Consider the vector $\mathbf v = \begin{bmatrix} 3 \\ 2 \end{bmatrix}$. By definition, its length is $\sqrt{3^2 + 2^2} = \sqrt{13}$.

One interesting observation is that the length of a vector is related to the dot product: \[\|\mathbf v\|^2 = \mathbf v \cdot \mathbf v.\] This leads to two very important notions.

The concept of the length of a vector is important because we can have multiple vectors in the same "direction" but of different lengths. In a sense, these are all the same "kind" of vector, since they can be expressed as a very simple linear combination of each other—via scalar multiplication (hence, "scalar"). This leads to the concept of a unit vector, which can be thought of as a "standard" vector for all of these vectors headed in the same direction.

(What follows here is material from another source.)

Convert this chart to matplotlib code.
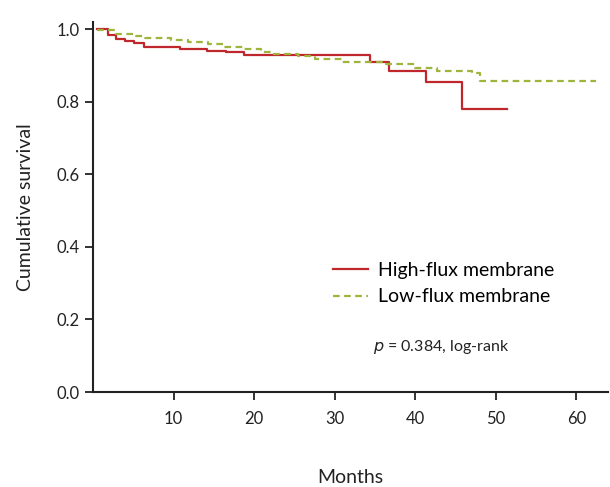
import matplotlib.pyplot as plt

plt.rcParams['font.family'] = ['Lato', 'DejaVu Sans']

# Kaplan-Meier step data (months, cumulative survival)
high_t = [0.5, 1.8, 2.9, 4.0, 5.1, 6.3, 10.8, 14.2, 16.5, 18.8, 34.4, 36.8, 41.3, 45.8, 51.4]
high_s = [1.0, 0.983, 0.973, 0.968, 0.961, 0.950, 0.945, 0.940, 0.936, 0.929, 0.909, 0.886, 0.855, 0.781, 0.781]

low_t = [0.5, 2.9, 5.35, 6.4, 9.7, 11.8, 14.3, 16.3, 18.8, 20.9, 22.2, 25.5, 27.6, 30.9, 36.0, 40.0, 42.7, 47.1, 48.1, 62.4]
low_s = [0.997, 0.986, 0.980, 0.977, 0.971, 0.965, 0.958, 0.951, 0.944, 0.936, 0.932, 0.925, 0.918, 0.909, 0.903, 0.892, 0.885, 0.878, 0.856, 0.856]

x_ticks = [10, 20, 30, 40, 50, 60]
y_ticks = [0.0, 0.2, 0.4, 0.6, 0.8, 1.0]

fig = plt.figure(figsize=(6.1, 4.87), dpi=100)
ax = fig.add_axes([0.1525, 0.195, 0.845, 0.76])

ax.step(high_t, high_s, where='post', color='#c0272d', lw=1.6, label='High-flux membrane')
ax.step(low_t, low_s, where='post', color='#9db53a', lw=1.6, ls=(0, (3, 2)), label='Low-flux membrane')

ax.set_xlim(0, 64)
ax.set_ylim(0, 1.02)
ax.set_xticks(x_ticks)
ax.set_yticks(y_ticks)
ax.set_yticklabels([f'{v:.1f}' for v in y_ticks])
ax.tick_params(axis='both', direction='out', length=6, width=1.3, labelsize=12, colors='#222222')
ax.tick_params(axis='x', pad=8)

for s in ['top', 'right']:
    ax.spines[s].set_visible(False)
for s in ['left', 'bottom']:
    ax.spines[s].set_linewidth(1.5)
    ax.spines[s].set_color('#222222')

ax.set_xlabel('Months', fontsize=14, labelpad=30, color='#222222')
ax.set_ylabel('Cumulative survival', fontsize=14, labelpad=16, color='#222222')

ax.legend(loc='upper left', bbox_to_anchor=(0.466, 0.352), frameon=False, fontsize=14,
          handlelength=1.8, handletextpad=0.5, labelspacing=0.5,
          borderpad=0, borderaxespad=0)

ax.text(0.544, 0.122, r'$\it{p}$ = 0.384, log-rank', transform=ax.transAxes,
        fontsize=11.5, va='center', ha='left', color='#222222')

fig.savefig('out.png', dpi=100)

A unit vector $\mathbf v$ is a vector with length $1$.

Notice that this means that a unit vector $\mathbf v$ has $\mathbf v \cdot \mathbf v = 1$.

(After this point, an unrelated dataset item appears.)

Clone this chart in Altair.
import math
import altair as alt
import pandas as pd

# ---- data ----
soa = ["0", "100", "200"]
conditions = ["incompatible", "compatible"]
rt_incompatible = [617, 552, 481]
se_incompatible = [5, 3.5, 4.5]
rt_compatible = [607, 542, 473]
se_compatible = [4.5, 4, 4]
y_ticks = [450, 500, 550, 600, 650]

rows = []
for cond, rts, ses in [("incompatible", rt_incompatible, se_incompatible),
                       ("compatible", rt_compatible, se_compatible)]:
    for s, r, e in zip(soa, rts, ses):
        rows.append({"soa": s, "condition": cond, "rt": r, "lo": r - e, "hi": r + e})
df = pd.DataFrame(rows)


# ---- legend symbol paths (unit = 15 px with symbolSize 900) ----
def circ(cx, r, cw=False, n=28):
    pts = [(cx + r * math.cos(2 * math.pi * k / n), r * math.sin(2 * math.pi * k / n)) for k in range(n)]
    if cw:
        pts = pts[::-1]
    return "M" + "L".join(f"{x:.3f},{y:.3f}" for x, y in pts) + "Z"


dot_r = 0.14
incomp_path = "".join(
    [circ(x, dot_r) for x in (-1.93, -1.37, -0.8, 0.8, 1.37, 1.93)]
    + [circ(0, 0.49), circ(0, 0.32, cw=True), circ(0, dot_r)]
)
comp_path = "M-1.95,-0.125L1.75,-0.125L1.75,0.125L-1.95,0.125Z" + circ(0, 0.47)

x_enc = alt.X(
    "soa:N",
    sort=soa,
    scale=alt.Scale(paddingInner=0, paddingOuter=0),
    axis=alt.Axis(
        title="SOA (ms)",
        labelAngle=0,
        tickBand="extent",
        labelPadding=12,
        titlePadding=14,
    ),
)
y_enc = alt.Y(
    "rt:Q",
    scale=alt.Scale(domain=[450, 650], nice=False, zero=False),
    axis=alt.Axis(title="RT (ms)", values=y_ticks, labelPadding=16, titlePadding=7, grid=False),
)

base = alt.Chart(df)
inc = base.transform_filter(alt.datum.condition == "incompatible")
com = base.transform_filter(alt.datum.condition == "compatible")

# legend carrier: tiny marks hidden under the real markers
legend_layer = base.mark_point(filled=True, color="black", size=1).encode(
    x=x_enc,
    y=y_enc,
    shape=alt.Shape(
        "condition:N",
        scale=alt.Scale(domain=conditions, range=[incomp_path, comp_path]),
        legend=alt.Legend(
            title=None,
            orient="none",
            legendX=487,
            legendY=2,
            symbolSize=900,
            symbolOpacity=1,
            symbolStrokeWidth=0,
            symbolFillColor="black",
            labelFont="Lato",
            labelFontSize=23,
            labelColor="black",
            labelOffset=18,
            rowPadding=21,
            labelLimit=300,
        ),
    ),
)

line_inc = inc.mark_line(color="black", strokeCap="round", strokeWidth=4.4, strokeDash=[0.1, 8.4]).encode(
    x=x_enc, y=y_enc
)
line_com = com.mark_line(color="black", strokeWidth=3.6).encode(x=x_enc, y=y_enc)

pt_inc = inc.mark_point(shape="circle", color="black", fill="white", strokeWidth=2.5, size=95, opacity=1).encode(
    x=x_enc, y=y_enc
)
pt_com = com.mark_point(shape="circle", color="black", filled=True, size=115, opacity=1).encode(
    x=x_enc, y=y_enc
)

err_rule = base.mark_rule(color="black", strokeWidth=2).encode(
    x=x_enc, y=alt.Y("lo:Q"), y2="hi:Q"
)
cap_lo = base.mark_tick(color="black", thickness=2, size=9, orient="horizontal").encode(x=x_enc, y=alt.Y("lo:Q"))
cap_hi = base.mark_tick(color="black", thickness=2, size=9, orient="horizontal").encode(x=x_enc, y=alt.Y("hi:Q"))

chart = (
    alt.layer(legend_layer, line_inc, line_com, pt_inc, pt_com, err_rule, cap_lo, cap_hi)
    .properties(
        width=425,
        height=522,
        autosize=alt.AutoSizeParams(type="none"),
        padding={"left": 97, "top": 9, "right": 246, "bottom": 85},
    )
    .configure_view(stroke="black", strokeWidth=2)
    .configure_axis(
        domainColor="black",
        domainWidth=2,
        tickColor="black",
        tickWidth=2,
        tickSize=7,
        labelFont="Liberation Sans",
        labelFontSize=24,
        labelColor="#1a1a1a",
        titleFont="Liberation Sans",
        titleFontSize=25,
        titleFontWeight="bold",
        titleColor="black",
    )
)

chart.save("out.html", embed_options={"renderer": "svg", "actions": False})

This leads to the question of what happens when $\mathbf u \cdot \mathbf v = 0$. Of course, if $\mathbf v \cdot \mathbf v = 0$, this means that we must have $\mathbf v = 0$. But otherwise, we get the following.

For any two nonzero vectors $\mathbf u$ and $\mathbf v$, $\mathbf u \cdot \mathbf v$ if and only if $\mathbf u$ is perpendicular to $\mathbf v$.

Let $\mathbf u = \begin{bmatrix} 3 \\ -2 \end{bmatrix}$. We claim that $\mathbf v = \begin{bmatrix} 2 \\ 3 \end{bmatrix}$ is perpendicular to $\mathbf u$. We can verify by this by checking their dot product: \[\mathbf u \cdot \mathbf v = 3 \times 2 + (-2) \times 3 = 0.\] Indeed, if we draw this out, we get:

Why does this work? When we view vectors geometrically, we can consider the "angle" that is formed between them. The dot product happens to be proportional to the cosine of this angle and the cosine of a right angle is 0.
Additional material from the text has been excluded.